On short trips to the bank, grocery store, or library, you may only need to visit one public restroom. Try to schedule this for just a bit before you expect your little one to need it. That way you can take them prior to their asking, reducing the chances of an emergency bathroom request which often leads to a potty training accident. 

On longer drives and road trips, you’ll need to plan in advance to stop more often than you normally would. Depending on the child, bathroom breaks every one to two hours (or even more often) may be needed. The tip above regarding bringing along a potty chair is particularly useful on road trips.

Recite Nursery Rhymes or Sing the ABC’s Together While They Use the Potty

Using public restrooms can be intimidating, especially to newly potty training toddlers. Try to make the experience less stressful by reciting a beloved nursery rhyme or singing the ABC’s together with your child. This can help them feel more comfortable, making it easier for the toddler to use the potty outside of the home. 

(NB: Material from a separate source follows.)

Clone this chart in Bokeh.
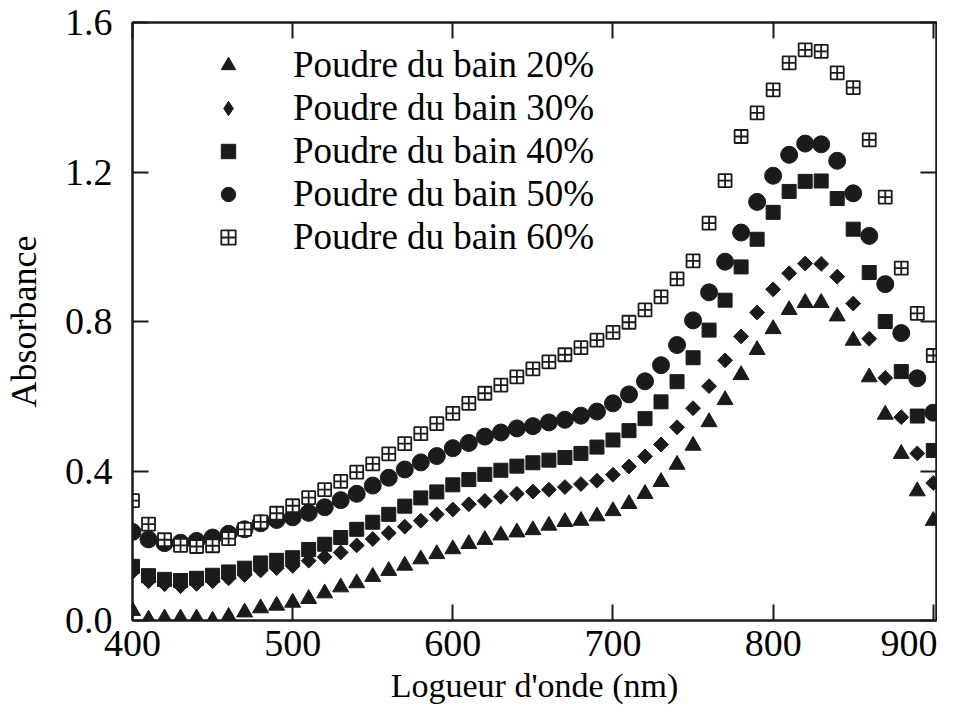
import math
from bokeh.plotting import figure
from bokeh.models import (Range1d, FixedTicker, LinearAxis, Legend, LegendItem,
                          NumeralTickFormatter)
from bokeh.embed import file_html
from bokeh.resources import INLINE

# ---------------- data ----------------
wavelength = list(range(400, 901, 10))

abs_20 = [0.026, 0.003, 0.006, 0.006, 0.006, 0.0, 0.01, 0.022, 0.033, 0.04,
          0.048, 0.058, 0.073, 0.089, 0.1, 0.117, 0.133, 0.147, 0.164, 0.178,
          0.191, 0.205, 0.216, 0.228, 0.236, 0.242, 0.254, 0.264, 0.267, 0.279,
          0.293, 0.312, 0.339, 0.371, 0.417, 0.468, 0.531, 0.59, 0.657, 0.724,
          0.78, 0.831, 0.85, 0.85, 0.814, 0.749, 0.651, 0.551, 0.446, 0.346,
          0.267]

abs_30 = [0.13, 0.105, 0.097, 0.092, 0.098, 0.105, 0.113, 0.122, 0.134, 0.14,
          0.146, 0.16, 0.17, 0.182, 0.201, 0.218, 0.234, 0.251, 0.267, 0.284,
          0.297, 0.311, 0.32, 0.331, 0.339, 0.345, 0.35, 0.357, 0.365, 0.374,
          0.39, 0.412, 0.439, 0.471, 0.517, 0.568, 0.627, 0.696, 0.76, 0.824,
          0.886, 0.929, 0.955, 0.954, 0.92, 0.848, 0.754, 0.649, 0.544, 0.447,
          0.368]

abs_40 = [0.145, 0.12, 0.11, 0.107, 0.113, 0.121, 0.13, 0.14, 0.154, 0.161,
          0.168, 0.19, 0.204, 0.222, 0.244, 0.263, 0.284, 0.306, 0.328, 0.344,
          0.363, 0.377, 0.391, 0.402, 0.413, 0.422, 0.429, 0.436, 0.447, 0.464,
          0.483, 0.508, 0.54, 0.585, 0.639, 0.703, 0.777, 0.857, 0.946, 1.02,
          1.092, 1.148, 1.175, 1.176, 1.129, 1.047, 0.931, 0.80, 0.666, 0.547,
          0.455]

abs_50 = [0.237, 0.217, 0.207, 0.208, 0.213, 0.222, 0.232, 0.244, 0.26, 0.269,
          0.276, 0.288, 0.303, 0.322, 0.339, 0.361, 0.382, 0.404, 0.423, 0.44,
          0.461, 0.475, 0.492, 0.503, 0.514, 0.52, 0.53, 0.537, 0.548, 0.559,
          0.581, 0.605, 0.64, 0.683, 0.737, 0.803, 0.878, 0.96, 1.038, 1.12,
          1.19, 1.246, 1.276, 1.274, 1.23, 1.143, 1.029, 0.90, 0.769, 0.648,
          0.556]

abs_60 = [0.321, 0.258, 0.216, 0.201, 0.198, 0.2, 0.219, 0.244, 0.264, 0.287,
          0.307, 0.329, 0.35, 0.372, 0.397, 0.419, 0.446, 0.473, 0.5, 0.527,
          0.554, 0.581, 0.608, 0.63, 0.652, 0.673, 0.692, 0.711, 0.73, 0.75,
          0.771, 0.798, 0.831, 0.866, 0.914, 0.962, 1.063, 1.177, 1.295, 1.358,
          1.42, 1.492, 1.527, 1.523, 1.465, 1.426, 1.286, 1.133, 0.943, 0.822,
          0.709]

series_labels = ["Poudre du bain 20%", "Poudre du bain 30%", "Poudre du bain 40%",
                 "Poudre du bain 50%", "Poudre du bain 60%"]
x_ticks = [400, 500, 600, 700, 800, 900]
y_ticks = [0.0, 0.4, 0.8, 1.2, 1.6]
x_title = "Logueur d'onde (nm)"
y_title = "Absorbance"

# ---------------- figure ----------------
FONT = "Liberation Serif"
INK = "#1b1b1b"

p = figure(width=937, height=707,
           x_range=Range1d(400, 902), y_range=Range1d(0, 1.6),
           output_backend="svg", toolbar_location=None,
           min_border_left=130, min_border_right=1,
           min_border_top=22, min_border_bottom=87)
p.xgrid.visible = False
p.ygrid.visible = False
p.outline_line_color = INK
p.outline_line_width = 2
p.background_fill_color = "white"
p.border_fill_color = "white"


def style_axis(ax, ticks, show_labels):
    ax.ticker = FixedTicker(ticks=ticks)
    ax.major_tick_in = 16
    ax.major_tick_out = 0
    ax.minor_tick_line_color = None
    ax.major_tick_line_width = 2
    ax.major_tick_line_color = INK
    ax.axis_line_width = 2
    ax.axis_line_color = INK
    ax.major_label_text_font = FONT
    if show_labels:
        ax.major_label_text_color = "black"
        ax.major_label_text_font_size = "38px"
    else:
        # mirror axis: tick marks only, labels not drawn at all
        ax.major_label_text_color = None
        ax.major_label_text_font_size = "0px"
        ax.major_label_standoff = 0


xa = p.xaxis[0]
style_axis(xa, x_ticks, True)
xa.major_label_standoff = 10
xa.axis_label = x_title
xa.axis_label_text_font = FONT
xa.axis_label_text_font_size = "34px"
xa.axis_label_text_font_style = "normal"
xa.axis_label_text_color = "black"
xa.axis_label_standoff = 8

ya = p.yaxis[0]
style_axis(ya, y_ticks, True)
ya.formatter = NumeralTickFormatter(format="0.0")
ya.major_label_standoff = 20
ya.axis_label = y_title
ya.axis_label_text_font = FONT
ya.axis_label_text_font_size = "36px"
ya.axis_label_text_font_style = "normal"
ya.axis_label_text_color = "black"
ya.axis_label_standoff = 18

top_ax = LinearAxis()
style_axis(top_ax, x_ticks, False)
p.add_layout(top_ax, "above")
right_ax = LinearAxis()
style_axis(right_ax, y_ticks, False)
p.add_layout(right_ax, "right")

# ---------------- markers ----------------
r20 = p.scatter(wavelength, abs_20, marker="triangle", size=16,
                fill_color=INK, line_color=INK)
# legend key for the 30 % series (small diamonds hidden under the tilted squares)
r30_key = p.scatter(wavelength, abs_30, marker="diamond", size=8,
                    fill_color=INK, line_color=INK)
r30 = p.scatter(wavelength, abs_30, marker="square", size=10.5, angle=math.pi / 4,
                fill_color=INK, line_color=INK)
r40 = p.scatter(wavelength, abs_40, marker="square", size=14,
                fill_color=INK, line_color=INK)
r50 = p.scatter(wavelength, abs_50, marker="circle", size=17,
                fill_color=INK, line_color=INK)
r60 = p.scatter(wavelength, abs_60, marker="square_cross", size=13,
                fill_color="white", line_color=INK, line_width=1.8)

key_renderers = [r20, r30_key, r40, r50, r60]
legend = Legend(items=[LegendItem(label=lab, renderers=[r])
                       for lab, r in zip(series_labels, key_renderers)],
                location=(78, 362), orientation="vertical",
                label_text_font=FONT, label_text_font_size="37px",
                label_text_color="black",
                glyph_width=36, glyph_height=36, label_height=36,
                spacing=0, padding=0, margin=0, label_standoff=47,
                border_line_color=None, background_fill_alpha=0)
p.add_layout(legend)

open("out.html", "w").write(file_html(p, INLINE))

Seek Out Clean, Well-Stocked Public Restrooms

A clean nice looking public restroom suitable for bringing a potty training toddler to use the bathroom.

When out and about, toddlers tend to want to touch everything. This can be particularly unnerving in a dirty public restroom. Small kids also often need to hold on to the toilet seat (even if you’re holding on to them at the same time), so you’ll want to find the cleanest bathroom possible. A properly maintained bathroom will also be more likely to have things like toilet seat covers, soap, and paper towels in stock. 

When you’re going to the grocery store or running errands in your normal environment, you probably already know which places have the best, most well-maintained public restrooms. On longer road trips, this post has a lot of tips about how to find the best restrooms to stop at. 

Bring a Reusable Wet Bag or Disposable Trash Bag to Carry Soiled Clothing

If you used cloth diapers for your child, you may already have a dedicated wet bag that can now be used to carry soiled clothing while potty training. If not, a disposable trash bag also does the job and won’t require you to purchase anything new.

Remember that Potty Training Accidents are Normal and Expected

Nearly all toddlers have accidents when potty training, especially in the early days. It’s also important to remember that even children who are doing well with potty training while at home may have more accidents when on the go.

When out and about, kids are more likely to be distracted and not as in tune with their bodies’ signals that they need to use the bathroom. When they do realize they need to go, the wait to find a restroom will usually also be longer than at home.

You can help things out by scheduling in bathroom visits while on the go, as discussed above. While this can reduce the number of accidents, it can’t eliminate them altogether. 

Potty training accidents are messy and burdensome, but it’s important to remember that they are a normal and expected part of the process. With these tips, things should be simpler, but you’ll still need a bit of patience and flexibility.